Well, he thinks he is one who has been sent by God to bring the Gentiles into relationship with Jesus Christ and to grow in that relationship as disciples of Christ. In this apostolic role, Paul is not just the deliverer of the message, but also the embodiment of the message. We see this perspective clearly in Paul's first letter to the Thessalonians: "[O]ur message of the gospel came to you not in word only, but also in power and in the Holy Spirit and with full conviction; just as you know what kind of persons we proved to be among you for your sake. And you became imitators of us and of the Lord. . . ." (1 Thess. 1:5-6).
How would you respond if your pastor stood up on Sunday and said, "Be imitators of me, as I am of Christ"? Would that seem arrogant? Out of place? Or would that be exactly the kind of pastoral leader you need . . . and God blesses? During my years as pastor of Irvine Presbyterian Church, I don't think I ever said, "Be imitators of me as I am of Christ," but I tried to live out this reality. By God's grace, I sought to embody what I preached, to be a living example of the truth.

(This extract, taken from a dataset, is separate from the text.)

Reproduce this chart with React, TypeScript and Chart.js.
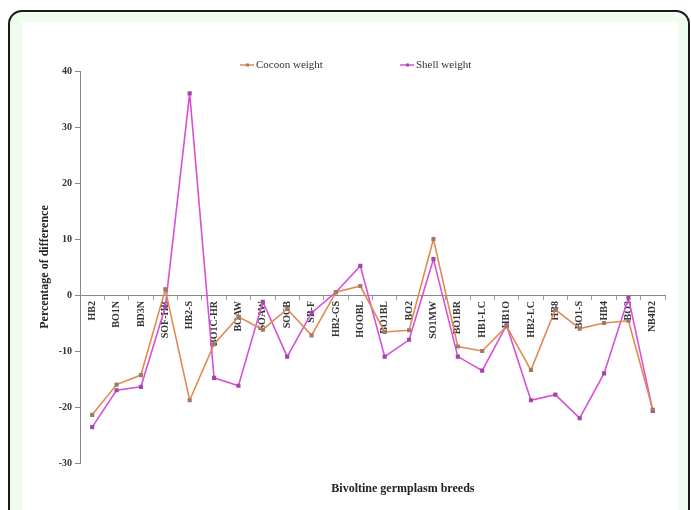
import { useEffect, useRef } from "react";
import { Chart, registerables } from "chart.js";

Chart.register(...registerables);

const categories = [
  "HB2", "BO1N", "BD3N", "SOF-HB", "HB2-S", "BO1C-HR", "BOAW", "SOAW",
  "SOCB", "SB-F", "HB2-GS", "HOOBL", "BO1BL", "BO2", "SO1MW", "BO1BR",
  "HB1-LC", "HB1O", "HB2-LC", "HB8", "BO1-S", "HB4", "BO3", "NB4D2",
];

const cocoonWeight = [
  -21.4, -16, -14.3, 1, -18.8, -8.8, -3.9, -6.2,
  -2.5, -7.2, 0.5, 1.6, -6.6, -6.3, 10, -9.2,
  -10, -5.6, -13.4, -2.6, -6, -5, -4.6, -20.5,
];

const shellWeight = [
  -23.6, -17, -16.4, -2.1, 36, -14.8, -16.2, -1.2,
  -11, -3.2, 0.5, 5.2, -11, -8, 6.4, -11,
  -13.5, -5.4, -18.8, -17.8, -22, -14, -0.5, -20.7,
];

const yMin = -30;
const yMax = 40;
const yStep = 10;

const seriesNames = ["Cocoon weight", "Shell weight"];
const yTitle = "Percentage of difference";
const xTitle = "Bivoltine germplasm breeds";

const SERIF = '"Liberation Serif", "Times New Roman", serif';

const decorPlugin = {
  id: "decor",
  afterDraw(chart: any) {
    const { ctx, chartArea } = chart;
    ctx.save();
    // x-axis title
    ctx.font = `bold 12px ${SERIF}`;
    ctx.fillStyle = "#222";
    ctx.textAlign = "center";
    ctx.textBaseline = "middle";
    ctx.fillText(
      xTitle,
      chartArea.left + (chartArea.right - chartArea.left) * 0.552,
      chartArea.bottom + 26
    );
    // legend
    const offsets = [160, 320];
    chart.data.datasets.forEach((ds: any, i: number) => {
      const x = chartArea.left + offsets[i];
      const y = chartArea.top - 6;
      ctx.strokeStyle = ds.borderColor;
      ctx.lineWidth = 1.5;
      ctx.beginPath();
      ctx.moveTo(x, y);
      ctx.lineTo(x + 14, y);
      ctx.stroke();
      ctx.fillStyle = ds.pointBackgroundColor;
      ctx.fillRect(x + 6, y - 1.5, 3, 3);
      ctx.font = `11px ${SERIF}`;
      ctx.fillStyle = "#333";
      ctx.textAlign = "left";
      ctx.textBaseline = "middle";
      ctx.fillText(ds.label, x + 16, y);
    });
    ctx.restore();
  },
};

export default function App() {
  const canvasRef = useRef<HTMLCanvasElement | null>(null);

  useEffect(() => {
    if (!canvasRef.current) return;
    const chart = new Chart(canvasRef.current, {
      type: "line",
      data: {
        labels: categories,
        datasets: [
          {
            label: seriesNames[0],
            data: cocoonWeight,
            borderColor: "#e08a52",
            backgroundColor: "#e08a52",
            pointBackgroundColor: "#a07a66",
            pointBorderColor: "#a07a66",
            pointStyle: "rect",
            pointRadius: 1.8,
            borderWidth: 1.6,
            tension: 0,
          },
          {
            label: seriesNames[1],
            data: shellWeight,
            borderColor: "#d94fd9",
            backgroundColor: "#d94fd9",
            pointBackgroundColor: "#9c4aa6",
            pointBorderColor: "#9c4aa6",
            pointStyle: "rect",
            pointRadius: 1.8,
            borderWidth: 1.6,
            tension: 0,
          },
        ],
      },
      options: {
        animation: false,
        responsive: true,
        maintainAspectRatio: false,
        layout: { padding: { left: 12, right: 13, top: 49, bottom: 47 } },
        plugins: {
          legend: { display: false },
          tooltip: { enabled: false },
        },
        scales: {
          x: {
            type: "category",
            position: { y: 0 } as any,
            offset: true,
            grid: {
              display: true,
              drawOnChartArea: false,
              drawTicks: true,
              tickLength: 4,
              offset: true,
              color: "#999",
            },
            border: { display: true, color: "#888", width: 1 },
            ticks: {
              autoSkip: false,
              minRotation: 90,
              maxRotation: 90,
              padding: 2,
              color: "#333",
              font: { family: SERIF, size: 10, weight: "bold" },
            },
          },
          y: {
            type: "linear",
            position: "left",
            min: yMin,
            max: yMax,
            afterFit: (scale: any) => {
              scale.width = 46;
            },
            ticks: {
              stepSize: yStep,
              padding: 3,
              color: "#333",
              font: { family: SERIF, size: 10, weight: "bold" },
            },
            grid: {
              display: true,
              drawOnChartArea: false,
              drawTicks: true,
              tickLength: 5,
              color: "#888",
            },
            border: { display: true, color: "#888", width: 1 },
            title: {
              display: true,
              text: yTitle,
              color: "#222",
              padding: { top: 4, bottom: 4 },
              font: { family: SERIF, size: 12, weight: "bold" },
            },
          },
        },
      },
      plugins: [decorPlugin],
    });
    return () => chart.destroy();
  }, []);

  return (
    <div
      style={{
        position: "fixed",
        left: 8,
        top: 10,
        width: 682,
        height: 530,
        boxSizing: "border-box",
        border: "2px solid #1a1a1a",
        borderRadius: 14,
        background: "#effcef",
      }}
    >
      <div
        style={{
          position: "absolute",
          left: 12,
          top: 10,
          width: 656,
          height: 500,
          background: "#ffffff",
        }}
      >
        <div style={{ position: "relative", width: 656, height: 488 }}>
          <canvas ref={canvasRef} />
        </div>
      </div>
    </div>
  );
}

The fact that I failed to be such an example in so many ways does not invalidate the effort. We who lead are to do so, not only through our words, but also through our deeds. This is true, not just of pastors, but also for teachers and coaches, for parents and grandparents, for managers and CEOs. In every context of life where God has raised us up to lead, we should endeavor to provide a model worthy of imitation.
QUESTIONS FOR REFLECTION: How would you respond if one of your leaders actually said, "Be imitators of me as I am of Christ"? Why would you respond this way? Have you ever said anything like this? Why or why not? In what contexts of life has God called you to be an example of his truth, one who imitates Christ so that others might be more Christ-like by imitating you?

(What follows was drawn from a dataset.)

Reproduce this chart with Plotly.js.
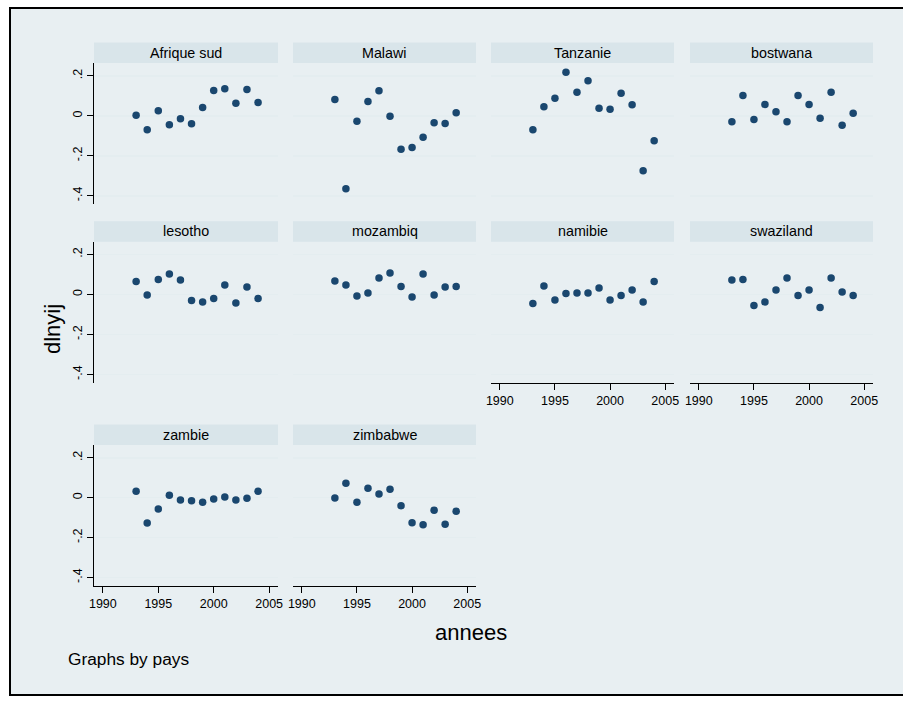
<!DOCTYPE html>
<html>
<head>
<meta charset="utf-8">
<script src="https://cdn.plot.ly/plotly-3.0.1.min.js"></script>
<style>
  html, body { margin: 0; padding: 0; background: #ffffff; }
  #chart { width: 903px; height: 704px; }
</style>
</head>
<body>
<div id="chart"></div>
<script>
// ---- data ----
const years = [1993, 1994, 1995, 1996, 1997, 1998, 1999, 2000, 2001, 2002, 2003, 2004];
const countries = ["Afrique sud", "Malawi", "Tanzanie", "bostwana", "lesotho", "mozambiq", "namibie", "swaziland", "zambie", "zimbabwe"];
const afriqueSud = [0.003, -0.070, 0.025, -0.045, -0.015, -0.040, 0.042, 0.127, 0.135, 0.063, 0.132, 0.067];
const malawi     = [0.082, -0.365, -0.027, 0.072, 0.125, -0.002, -0.167, -0.158, -0.107, -0.035, -0.038, 0.015];
const tanzanie   = [-0.070, 0.045, 0.088, 0.218, 0.118, 0.175, 0.038, 0.033, 0.113, 0.055, -0.275, -0.125];
const bostwana   = [-0.030, 0.102, -0.018, 0.057, 0.020, -0.030, 0.102, 0.057, -0.012, 0.118, -0.047, 0.013];
const lesotho    = [0.065, -0.003, 0.075, 0.103, 0.073, -0.030, -0.037, -0.020, 0.047, -0.043, 0.038, -0.020];
const mozambiq   = [0.068, 0.048, -0.008, 0.007, 0.082, 0.107, 0.040, -0.012, 0.103, -0.003, 0.038, 0.040];
const namibie    = [-0.045, 0.043, -0.027, 0.005, 0.008, 0.008, 0.032, -0.028, -0.005, 0.022, -0.037, 0.065];
const swaziland  = [0.073, 0.075, -0.055, -0.037, 0.022, 0.082, -0.005, 0.023, -0.065, 0.083, 0.013, -0.005];
const zambie     = [0.032, -0.127, -0.057, 0.012, -0.012, -0.015, -0.023, -0.007, 0.003, -0.012, -0.003, 0.032];
const zimbabwe   = [-0.002, 0.072, -0.023, 0.047, 0.018, 0.042, -0.040, -0.125, -0.135, -0.063, -0.133, -0.068];
const seriesList = [afriqueSud, malawi, tanzanie, bostwana, lesotho, mozambiq, namibie, swaziland, zambie, zimbabwe];
const xTickVals = [1990, 1995, 2000, 2005];
const xTickText = ["1990", "1995", "2000", "2005"];
const yTickVals = [-0.4, -0.2, 0, 0.2];
const yTickText = ["-.4", "-.2", "0", ".2"];

// ---- geometry (pixels) ----
const W = 903, H = 704;
const colX = [[94, 278], [293, 476], [491, 674], [690, 873]];
const rowY = [[63, 204], [241.7, 382.7], [445, 585.7]];
const stripH = 20.5;
const px = v => v / W;
const py = v => 1 - v / H;

const markerColor = "#1a476f";
const outerBg = "#e8eff2";
const stripBg = "#d9e5ea";
const gridCol = "#e4edf0";
const FONT = "Liberation Sans, Arial, sans-serif";

const traces = [];
const layout = {
  width: W, height: H,
  margin: {l: 0, r: 0, t: 0, b: 0},
  paper_bgcolor: "#ffffff",
  plot_bgcolor: "#ffffff",
  showlegend: false,
  font: {family: FONT, color: "#000000"},
  shapes: [],
  annotations: []
};

// outer frame
layout.shapes.push({
  type: "rect", xref: "paper", yref: "paper", layer: "below",
  x0: px(10), x1: px(912), y0: py(695), y1: py(8),
  fillcolor: outerBg, line: {color: "#000000", width: 2}
});

const hasXAxis = [false, false, false, false, false, false, true, true, true, true];

for (let i = 0; i < countries.length; i++) {
  const row = Math.floor(i / 4), col = i % 4;
  const n = i + 1;
  const xa = "xaxis" + (n === 1 ? "" : n);
  const ya = "yaxis" + (n === 1 ? "" : n);
  traces.push({
    type: "scatter", mode: "markers",
    x: years, y: seriesList[i],
    xaxis: "x" + (n === 1 ? "" : n), yaxis: "y" + (n === 1 ? "" : n),
    marker: {color: markerColor, size: 7.5},
    hoverinfo: "x+y"
  });
  const showX = hasXAxis[i];
  layout[xa] = {
    domain: [px(colX[col][0]), px(colX[col][1])],
    anchor: "y" + (n === 1 ? "" : n),
    range: [1989.2, 2005.8],
    showgrid: false, zeroline: false,
    showline: showX, linecolor: "#000000", linewidth: 1,
    ticks: showX ? "outside" : "", ticklen: 6, tickcolor: "#000000", tickwidth: 1,
    tickvals: xTickVals, ticktext: xTickText,
    showticklabels: showX,
    tickfont: {family: FONT, size: 12.5, color: "#000000"}
  };
  const showY = col === 0;
  layout[ya] = {
    domain: [py(rowY[row][1]), py(rowY[row][0])],
    anchor: "x" + (n === 1 ? "" : n),
    range: [-0.441, 0.264],
    showgrid: true, gridcolor: gridCol, gridwidth: 1.5,
    zeroline: false,
    showline: showY, linecolor: "#000000", linewidth: 1,
    ticks: showY ? "outside" : "", ticklen: 6, tickcolor: "#000000", tickwidth: 1,
    tickvals: yTickVals, ticktext: yTickText,
    showticklabels: showY, tickangle: -90,
    tickfont: {family: FONT, size: 12.5, color: "#000000"}
  };
  // strip header
  layout.shapes.push({
    type: "rect", xref: "paper", yref: "paper", layer: "below",
    x0: px(colX[col][0]), x1: px(colX[col][1]),
    y0: py(rowY[row][0]), y1: py(rowY[row][0] - stripH),
    fillcolor: stripBg, line: {width: 0}
  });
  layout.annotations.push({
    xref: "paper", yref: "paper",
    x: px((colX[col][0] + colX[col][1]) / 2), y: py(rowY[row][0] - stripH / 2),
    text: countries[i], showarrow: false, xanchor: "center", yanchor: "middle",
    font: {family: FONT, size: 14.3, color: "#000000"}
  });
}

// axis titles and note
layout.annotations.push({
  xref: "paper", yref: "paper", x: px(52), y: py(329),
  text: "dlnyij", textangle: -90, showarrow: false,
  xanchor: "center", yanchor: "middle",
  font: {family: FONT, size: 22, color: "#000000"}
});
layout.annotations.push({
  xref: "paper", yref: "paper", x: px(471), y: py(632),
  text: "annees", showarrow: false, xanchor: "center", yanchor: "middle",
  font: {family: FONT, size: 22, color: "#000000"}
});
layout.annotations.push({
  xref: "paper", yref: "paper", x: px(66), y: py(659),
  text: "Graphs by pays", showarrow: false, xanchor: "left", yanchor: "middle",
  font: {family: FONT, size: 17.3, color: "#000000"}
});

Plotly.newPlot("chart", traces, layout, {displayModeBar: false, staticPlot: true});
</script>
</body>
</html>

PRAYER: Dear Lord, I find these words of Paul to be unsettling. When I first read them, they seem to be a bit haughty. Yet the more I think about who Paul was called to be, the more I realize that he is simply telling the truth. The Corinthians should imitate him as he imitates Christ. And he should, therefore, live in such a way that he is worthy of imitation because he reflects Christ.

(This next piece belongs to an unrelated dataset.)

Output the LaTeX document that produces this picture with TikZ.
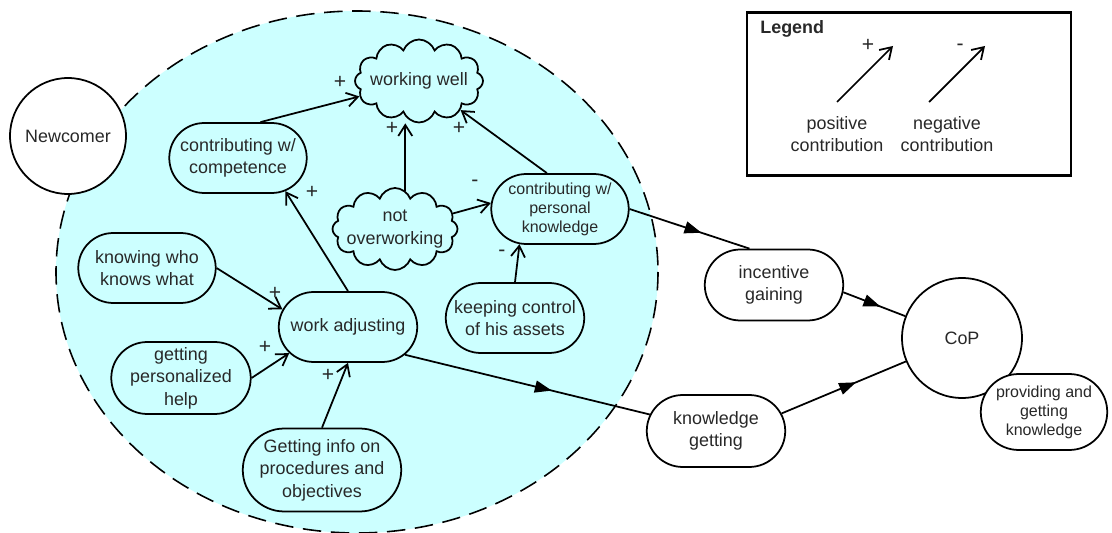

This is a high calling, indeed! It is so much easier, Lord, to tell people what is right than to exemplify it. It is simpler to point to Jesus and let myself off the hook. But I am reminded today that you have called me to live in such a way that people see Jesus. I am to be an example of righteousness to my children, my staff, my friends, and all whom I am called to serve. By your grace, Lord, help me to live so that people might see Christ in me. Amen.